Reply To: Long Term thread – Options for my next car

#326080
Rugbyleague
Participant
    Thats an interesting set of points you make however surely Motability only exists because of Government funding? Ie if there were no payments there would be no need for Motability? Salary sacrifice schemes are offered to employees as part of their employment offer and are delivered from company profits. I do not think one can be compared to another, they exist for different reasons.

    I don’t want to get overly financial as I’ve a tendency to go full accountant without realising. Motability was put together by banks, there should always be funding to support those who incur extra expenses and inconvenience in getting around due to disability. I hate to break it to you but a salary sacrifice scheme has nothing to do with the finances of the company. It’s a benefit offered by finance companies making use of the company’s ability to retain people. A finance company won’t look favourably at a company with a high staff turnover. Yes the employee perceives a benefit from employment and might look at the offer as an advantage over another job that doesn’t offer it, although the number of suitably sized companies not offering it are diminishing. It’s not something the company has any financial input other than the staff time administering the scheme and dealing with the payroll implications. A large company offering salary sacrifice schemes for, say, cars, bicycles and tech, could have a dedicated member of the payroll team working the scheme, that’s all the company pays for.

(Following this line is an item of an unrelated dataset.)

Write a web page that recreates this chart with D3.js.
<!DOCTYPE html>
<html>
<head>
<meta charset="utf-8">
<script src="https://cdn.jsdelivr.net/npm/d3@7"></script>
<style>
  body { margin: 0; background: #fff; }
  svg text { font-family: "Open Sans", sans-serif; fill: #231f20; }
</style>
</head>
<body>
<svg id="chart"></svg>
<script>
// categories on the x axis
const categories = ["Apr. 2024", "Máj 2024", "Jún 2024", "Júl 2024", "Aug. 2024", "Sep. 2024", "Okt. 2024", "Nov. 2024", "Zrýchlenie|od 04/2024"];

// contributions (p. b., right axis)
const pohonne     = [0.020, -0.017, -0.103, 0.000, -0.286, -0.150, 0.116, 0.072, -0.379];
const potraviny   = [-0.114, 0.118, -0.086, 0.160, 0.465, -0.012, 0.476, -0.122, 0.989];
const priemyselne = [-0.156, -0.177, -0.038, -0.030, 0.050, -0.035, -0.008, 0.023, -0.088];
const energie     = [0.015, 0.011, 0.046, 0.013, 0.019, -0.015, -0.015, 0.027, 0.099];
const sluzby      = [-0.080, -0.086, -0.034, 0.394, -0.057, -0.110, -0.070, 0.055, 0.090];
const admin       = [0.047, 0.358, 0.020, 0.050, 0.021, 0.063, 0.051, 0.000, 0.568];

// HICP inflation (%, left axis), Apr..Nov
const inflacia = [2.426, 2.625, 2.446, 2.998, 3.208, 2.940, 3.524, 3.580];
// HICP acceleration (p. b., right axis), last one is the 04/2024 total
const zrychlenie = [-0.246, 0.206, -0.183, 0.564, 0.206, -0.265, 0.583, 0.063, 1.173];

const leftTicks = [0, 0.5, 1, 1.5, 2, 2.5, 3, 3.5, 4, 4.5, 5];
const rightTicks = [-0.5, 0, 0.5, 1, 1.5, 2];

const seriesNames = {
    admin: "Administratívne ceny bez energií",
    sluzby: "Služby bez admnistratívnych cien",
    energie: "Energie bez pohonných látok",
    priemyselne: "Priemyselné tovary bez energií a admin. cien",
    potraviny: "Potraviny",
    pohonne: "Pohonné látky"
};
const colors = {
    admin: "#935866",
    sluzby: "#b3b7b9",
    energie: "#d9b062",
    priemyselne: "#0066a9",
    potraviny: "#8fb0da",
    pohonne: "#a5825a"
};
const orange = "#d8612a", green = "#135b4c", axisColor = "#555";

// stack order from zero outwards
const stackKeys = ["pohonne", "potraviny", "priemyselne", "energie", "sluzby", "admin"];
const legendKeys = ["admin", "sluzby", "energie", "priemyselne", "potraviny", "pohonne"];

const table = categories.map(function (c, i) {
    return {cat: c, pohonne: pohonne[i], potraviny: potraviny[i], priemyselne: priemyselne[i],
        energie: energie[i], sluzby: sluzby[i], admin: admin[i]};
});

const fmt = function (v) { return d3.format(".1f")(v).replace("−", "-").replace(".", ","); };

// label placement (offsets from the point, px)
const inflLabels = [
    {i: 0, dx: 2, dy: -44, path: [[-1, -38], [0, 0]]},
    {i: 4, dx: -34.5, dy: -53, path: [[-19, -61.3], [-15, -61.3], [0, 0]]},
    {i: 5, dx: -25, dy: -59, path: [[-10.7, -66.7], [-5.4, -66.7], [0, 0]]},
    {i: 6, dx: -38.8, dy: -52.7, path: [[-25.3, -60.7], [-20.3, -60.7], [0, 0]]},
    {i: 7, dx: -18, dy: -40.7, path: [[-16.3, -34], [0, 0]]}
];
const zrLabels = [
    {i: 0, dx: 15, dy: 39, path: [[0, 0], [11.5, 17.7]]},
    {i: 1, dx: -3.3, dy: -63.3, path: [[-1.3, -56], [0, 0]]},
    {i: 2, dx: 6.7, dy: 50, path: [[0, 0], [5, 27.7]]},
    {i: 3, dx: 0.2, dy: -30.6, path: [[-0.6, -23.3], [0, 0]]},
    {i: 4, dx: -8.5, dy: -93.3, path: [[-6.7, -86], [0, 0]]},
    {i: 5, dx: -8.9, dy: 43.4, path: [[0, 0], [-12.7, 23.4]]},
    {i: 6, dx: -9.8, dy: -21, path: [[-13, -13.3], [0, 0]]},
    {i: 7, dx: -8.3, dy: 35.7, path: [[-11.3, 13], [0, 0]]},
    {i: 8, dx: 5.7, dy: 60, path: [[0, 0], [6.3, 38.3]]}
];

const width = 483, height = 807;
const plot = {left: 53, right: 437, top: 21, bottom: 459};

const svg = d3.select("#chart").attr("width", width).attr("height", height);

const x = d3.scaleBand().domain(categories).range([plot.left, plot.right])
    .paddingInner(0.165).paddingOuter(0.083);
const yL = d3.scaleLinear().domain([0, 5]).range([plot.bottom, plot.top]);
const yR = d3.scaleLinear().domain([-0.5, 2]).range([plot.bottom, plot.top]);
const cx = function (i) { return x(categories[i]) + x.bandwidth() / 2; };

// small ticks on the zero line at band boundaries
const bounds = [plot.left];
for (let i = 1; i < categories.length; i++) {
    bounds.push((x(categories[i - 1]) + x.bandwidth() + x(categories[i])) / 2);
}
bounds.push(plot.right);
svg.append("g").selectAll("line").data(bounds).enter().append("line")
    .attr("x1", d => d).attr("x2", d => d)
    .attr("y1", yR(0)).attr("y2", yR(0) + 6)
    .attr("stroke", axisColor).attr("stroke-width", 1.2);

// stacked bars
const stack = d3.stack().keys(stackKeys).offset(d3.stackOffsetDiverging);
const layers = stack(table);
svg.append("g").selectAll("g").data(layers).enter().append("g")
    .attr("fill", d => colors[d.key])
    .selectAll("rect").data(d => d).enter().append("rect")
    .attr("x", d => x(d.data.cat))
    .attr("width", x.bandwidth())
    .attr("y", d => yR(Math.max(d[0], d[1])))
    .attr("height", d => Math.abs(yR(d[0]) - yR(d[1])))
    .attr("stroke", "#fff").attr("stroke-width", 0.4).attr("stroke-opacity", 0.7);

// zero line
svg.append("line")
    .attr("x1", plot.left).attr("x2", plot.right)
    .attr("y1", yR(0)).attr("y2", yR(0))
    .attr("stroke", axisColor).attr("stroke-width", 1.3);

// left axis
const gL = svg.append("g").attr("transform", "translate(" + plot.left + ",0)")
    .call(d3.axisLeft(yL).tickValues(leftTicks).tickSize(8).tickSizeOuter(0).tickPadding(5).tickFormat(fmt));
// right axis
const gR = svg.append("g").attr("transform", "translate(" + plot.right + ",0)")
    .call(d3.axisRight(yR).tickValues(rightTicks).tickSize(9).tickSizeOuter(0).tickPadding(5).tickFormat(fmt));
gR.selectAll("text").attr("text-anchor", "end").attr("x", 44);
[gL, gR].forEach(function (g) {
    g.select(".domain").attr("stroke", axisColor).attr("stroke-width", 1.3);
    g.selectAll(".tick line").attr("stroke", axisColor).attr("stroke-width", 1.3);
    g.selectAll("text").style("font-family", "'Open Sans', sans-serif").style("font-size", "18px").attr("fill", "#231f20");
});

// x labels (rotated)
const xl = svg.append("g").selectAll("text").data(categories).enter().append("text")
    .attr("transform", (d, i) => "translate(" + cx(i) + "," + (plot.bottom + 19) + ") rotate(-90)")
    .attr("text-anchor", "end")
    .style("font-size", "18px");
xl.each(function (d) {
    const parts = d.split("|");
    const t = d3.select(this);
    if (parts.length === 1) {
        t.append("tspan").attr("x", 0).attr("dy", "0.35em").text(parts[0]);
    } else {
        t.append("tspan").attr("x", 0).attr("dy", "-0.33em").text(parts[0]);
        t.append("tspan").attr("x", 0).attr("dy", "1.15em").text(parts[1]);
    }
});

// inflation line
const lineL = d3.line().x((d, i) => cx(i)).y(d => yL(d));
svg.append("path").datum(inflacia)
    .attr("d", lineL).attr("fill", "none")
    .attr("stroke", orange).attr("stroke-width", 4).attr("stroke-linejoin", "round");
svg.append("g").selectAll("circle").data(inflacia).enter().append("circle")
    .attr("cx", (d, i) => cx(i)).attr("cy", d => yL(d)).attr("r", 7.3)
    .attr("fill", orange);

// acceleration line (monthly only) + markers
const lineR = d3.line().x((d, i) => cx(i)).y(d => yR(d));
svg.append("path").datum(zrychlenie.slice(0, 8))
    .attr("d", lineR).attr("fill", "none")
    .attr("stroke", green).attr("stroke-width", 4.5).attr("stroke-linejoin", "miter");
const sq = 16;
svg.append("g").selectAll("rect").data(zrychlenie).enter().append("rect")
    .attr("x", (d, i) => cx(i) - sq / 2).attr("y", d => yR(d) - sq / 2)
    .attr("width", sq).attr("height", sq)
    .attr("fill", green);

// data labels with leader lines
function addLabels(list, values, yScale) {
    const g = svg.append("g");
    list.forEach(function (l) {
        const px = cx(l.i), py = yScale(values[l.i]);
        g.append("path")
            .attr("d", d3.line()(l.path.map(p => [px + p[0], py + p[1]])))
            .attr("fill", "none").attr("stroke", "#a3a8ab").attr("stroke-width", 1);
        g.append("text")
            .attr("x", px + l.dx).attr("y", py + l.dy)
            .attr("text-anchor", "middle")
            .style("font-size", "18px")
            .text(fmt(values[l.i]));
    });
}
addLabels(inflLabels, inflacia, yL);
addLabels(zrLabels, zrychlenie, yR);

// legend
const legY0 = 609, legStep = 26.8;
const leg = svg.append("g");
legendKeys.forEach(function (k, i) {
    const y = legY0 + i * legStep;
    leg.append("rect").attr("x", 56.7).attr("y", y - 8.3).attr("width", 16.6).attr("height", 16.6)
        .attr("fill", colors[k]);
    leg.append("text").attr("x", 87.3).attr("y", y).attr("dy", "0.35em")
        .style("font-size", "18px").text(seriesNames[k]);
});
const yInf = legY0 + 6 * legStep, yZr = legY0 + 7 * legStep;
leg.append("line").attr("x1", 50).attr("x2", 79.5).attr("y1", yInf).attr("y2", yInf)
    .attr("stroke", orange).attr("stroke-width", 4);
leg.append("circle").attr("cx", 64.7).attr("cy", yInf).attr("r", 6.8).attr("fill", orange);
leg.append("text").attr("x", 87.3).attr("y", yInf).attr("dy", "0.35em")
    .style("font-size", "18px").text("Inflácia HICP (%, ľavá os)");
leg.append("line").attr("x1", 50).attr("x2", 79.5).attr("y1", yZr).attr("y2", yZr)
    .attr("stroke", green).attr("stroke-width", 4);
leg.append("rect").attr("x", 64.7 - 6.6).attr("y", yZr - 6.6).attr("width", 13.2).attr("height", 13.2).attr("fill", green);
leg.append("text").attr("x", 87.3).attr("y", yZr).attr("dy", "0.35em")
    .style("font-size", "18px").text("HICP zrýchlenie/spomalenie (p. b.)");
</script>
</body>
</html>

    Sorry you are not correct on Salary Sacrifice schemes

    Salary sacrifice schemes exist to maintain/attract staff to companies to make the companies profitable. The company chooses whether they want to offer it. The company I work for has a large team delivering salary sacrifice. It is purely an employee/employer benefit. It is absolutely a companies choice whether they offer it or not.

    Google Gemini explains it better than I

    Here is the value of the scheme from the employer’s perspective:

    1. Significant National Insurance (NI) Savings
    This is the primary financial benefit. Employers pay Class 1 National Insurance Contributions on the salaries they pay to staff.

    The Logic: When an employee “sacrifices” £500 of their gross salary, the employer no longer has to pay NI on that £500.
    The Math: With employer NI rates set at 15.0% (from April 2025), a company can save roughly £900 per year for every employee sacrificing £500 a month.
    Reinvestment: Many companies use these savings to offset the cost of administering the scheme, making it entirely free to run.
    2. Boosts Recruitment and Retention
    In a competitive job market, high-value benefits are a differentiator.

    Retention: Because the lease is tied to the employment contract, employees are statistically more likely to stay with the company for the duration of the 3- or 4-year term.
    Recruitment: Offering a “company car” benefit to the entire workforce—not just senior management—makes your job offers much more attractive to candidates.
    Modern Perk: Research suggests that Gen Z and Millennial workers specifically value sustainable, forward-thinking benefits like EV schemes over traditional corporate perks.
    3. Strengthening ESG and Net Zero Goals
    Many companies now have strict Environmental, Social, and Governance (ESG) targets.

    Scope 3 Emissions: Employee commuting is often a huge part of a company’s carbon footprint. By moving staff from older petrol/diesel cars into EVs, the business can report a measurable reduction in its “Scope 3” emissions.
    Corporate Image: It signals to clients, investors, and the public that the company is serious about sustainability.
    4. Reduced Risk and Admin (with the right provider)
    Modern salary sacrifice providers (like Octopus EV, Zenith, or Tusker) handle the “heavy lifting,” which includes:

    All-inclusive Management: They manage the insurance, maintenance, and breakdown cover, so the HR team doesn’t have to.
    Lifestyle Protections: Providers often include “protection” for the employer if an employee leaves, goes on maternity leave, or is made redundant, so the company isn’t left paying for an empty car.
    Grey Fleet Risk: It reduces the “Grey Fleet” risk—the legal liability an employer has when staff drive their own (potentially unmaintained or uninsured) personal cars for business trips.